O ano se esvai como areia entre os dedos. Um punhado de dias ainda resiste no calendário, teimando em existir, mas já sinto o vazio que se aproxima — aquele silêncio peculiar que se instala entre o último estrondo de fogos e a primeira manhã de janeiro. E me pergunto: para onde vai tudo isso que vivemos?
Somos peças. Peças jogadas num tabuleiro que não desenhamos, movidas por mãos que nem sempre vemos. Passamos algumas poucas décadas deste lado — respirando, amando, sangrando — e depois... ah, o depois. Esse véu espesso que ninguém consegue erguer completamente. Uns chamam de céu, outros de nada. Eu chamo de silêncio. Um silêncio tão profundo que até o eco dos nossos maiores gritos se perde nele.
A solidão é uma morada que construímos sem perceber. Estamos mais sós do que antes, embora mais conectados.
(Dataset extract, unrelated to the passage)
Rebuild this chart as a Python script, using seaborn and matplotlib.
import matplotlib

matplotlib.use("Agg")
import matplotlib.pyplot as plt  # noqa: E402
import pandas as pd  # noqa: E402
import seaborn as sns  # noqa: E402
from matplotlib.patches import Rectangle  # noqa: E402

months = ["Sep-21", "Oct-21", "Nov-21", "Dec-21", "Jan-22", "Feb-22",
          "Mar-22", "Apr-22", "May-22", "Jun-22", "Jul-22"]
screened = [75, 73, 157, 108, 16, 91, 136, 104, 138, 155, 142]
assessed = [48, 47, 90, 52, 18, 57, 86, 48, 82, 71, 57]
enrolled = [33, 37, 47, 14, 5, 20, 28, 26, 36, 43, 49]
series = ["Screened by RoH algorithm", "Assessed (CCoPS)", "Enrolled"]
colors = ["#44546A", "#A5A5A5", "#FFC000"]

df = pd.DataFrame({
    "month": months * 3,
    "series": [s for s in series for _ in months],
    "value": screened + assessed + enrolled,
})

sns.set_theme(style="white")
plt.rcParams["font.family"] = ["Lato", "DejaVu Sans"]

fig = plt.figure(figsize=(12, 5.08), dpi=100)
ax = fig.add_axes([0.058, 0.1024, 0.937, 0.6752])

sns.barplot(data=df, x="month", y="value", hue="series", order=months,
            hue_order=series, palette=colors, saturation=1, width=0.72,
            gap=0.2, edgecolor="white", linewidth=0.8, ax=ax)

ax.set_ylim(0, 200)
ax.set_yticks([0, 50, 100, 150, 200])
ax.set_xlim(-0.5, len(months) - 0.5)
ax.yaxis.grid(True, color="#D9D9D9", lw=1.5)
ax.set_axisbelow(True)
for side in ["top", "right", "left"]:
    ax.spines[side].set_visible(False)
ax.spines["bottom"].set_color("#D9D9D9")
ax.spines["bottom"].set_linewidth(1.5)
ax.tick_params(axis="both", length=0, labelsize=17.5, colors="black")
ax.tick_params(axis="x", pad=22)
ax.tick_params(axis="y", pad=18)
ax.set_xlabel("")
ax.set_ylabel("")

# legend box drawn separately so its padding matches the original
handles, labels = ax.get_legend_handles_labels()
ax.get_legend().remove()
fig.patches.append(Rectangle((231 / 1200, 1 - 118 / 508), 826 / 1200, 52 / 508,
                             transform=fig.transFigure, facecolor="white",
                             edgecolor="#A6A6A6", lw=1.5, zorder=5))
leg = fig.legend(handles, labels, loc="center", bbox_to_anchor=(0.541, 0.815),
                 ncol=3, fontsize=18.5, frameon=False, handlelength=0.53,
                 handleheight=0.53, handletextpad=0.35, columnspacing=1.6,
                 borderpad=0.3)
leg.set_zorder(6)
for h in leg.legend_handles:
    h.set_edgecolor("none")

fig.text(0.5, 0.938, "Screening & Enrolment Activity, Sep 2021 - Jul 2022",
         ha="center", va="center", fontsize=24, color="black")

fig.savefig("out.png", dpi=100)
Cercados de vozes que falam sem dizer, de sorrisos que iluminam sem aquecer. Percebi que amigos são como estrelas cadentes: raros, breves, mas que, quando riscam o céu da nossa existência, iluminam tudo. O resto? Gente que só quer ficar ao lado de quem está no pódio. Ninguém se aglomera ao redor da dor alheia. A tristeza não atrai plateia.
Há tanta amargura em viver. Sim, digo isso com a coragem de quem já engoliu o gosto acre da desilusão. Amargura nos pequenos fracassos, nas promessas quebradas, nos abraços que foram armadilhas. Mas — e sempre há um, mas — há também tanto amor a sentir. Um amor que dói, porque amar é se tornar vulnerável. É entregar ao outro uma faca e mostrar onde estão as veias.
A angústia é uma sombra que se alonga com o crepúsculo. Sinto-a agora, enquanto relembro rostos que se tornaram memórias, vozes que se transformaram em sussurros distantes. A saudade é uma ferida que não cicatriza — apenas aprende a doer de forma mais suave, até que uma música, um cheiro, um lugar, a rasgam novamente.
E no meio desse turbilhão, a esperança. Frágil, teimosa, irracional. Uma pequena chama que sopra ao vento mas se recusa a se apagar. Talvez porque, no fundo, ainda acreditemos que o amanhã pode ser diferente. Que alguma coisa pode fazer sentido.
Quando um homem ou uma mulher tem coragem de gritar que está sofrendo — quando rasga o peito e mostra o caos interno — algo miraculoso acontece. No meio da multidão indiferente, sempre há um olhar que reconhece a dor. Sempre há uma mão que se estende, não por dever, mas por compreensão. É como se, no universo paralelo da angústia, encontrássemos irmãos que falam a mesma língua silenciosa das lágrimas.
Choro enquanto escrevo. Lágrimas que vêm sem pedir licença, como visitas inesperadas que trazem tanto alívio quanto constrangimento. São águas que lavam por dentro, que dizem o que as palavras não conseguem.
O ano termina. Leva consigo dias ruins e bons, beijos que sabiam a despedida, abraços que prometiam eternidade. E nós ficamos aqui, no limiar entre o que foi e o que será, humanos frágeis e corajosos, amando e odiando, compadecendo e julgando.
Talvez a verdade mais dura e bela seja esta: estamos todos perdidos. Todos navegando no mesmo mar tempestuoso, cada um em seu barco frágil. Mas quando alguém acende um farol de coragem e grita “estou aqui, e está doendo”, outros faróis respondem. E na escuridão, formamos constelações de solidariedade.
O tabuleiro pode estar fixo, mas como nos movemos nele — isso ainda é nosso. Com amor que dói, esperança que persiste, e a coragem de dizer, em voz alta, que às vezes a vida pesa. E ouvir, na resposta do outro, o eco da própria humanidade: “Eu entendo. Você não está sozinho.”
O ano termina. E nós, com o coração em frangalhos ou sorrindode sonhos inteiros, seguimos. Porque não há outro caminho senão adiante — com a bagagem pesada de tudo que fomos, e o leve mistério de tudo que ainda podemos ser.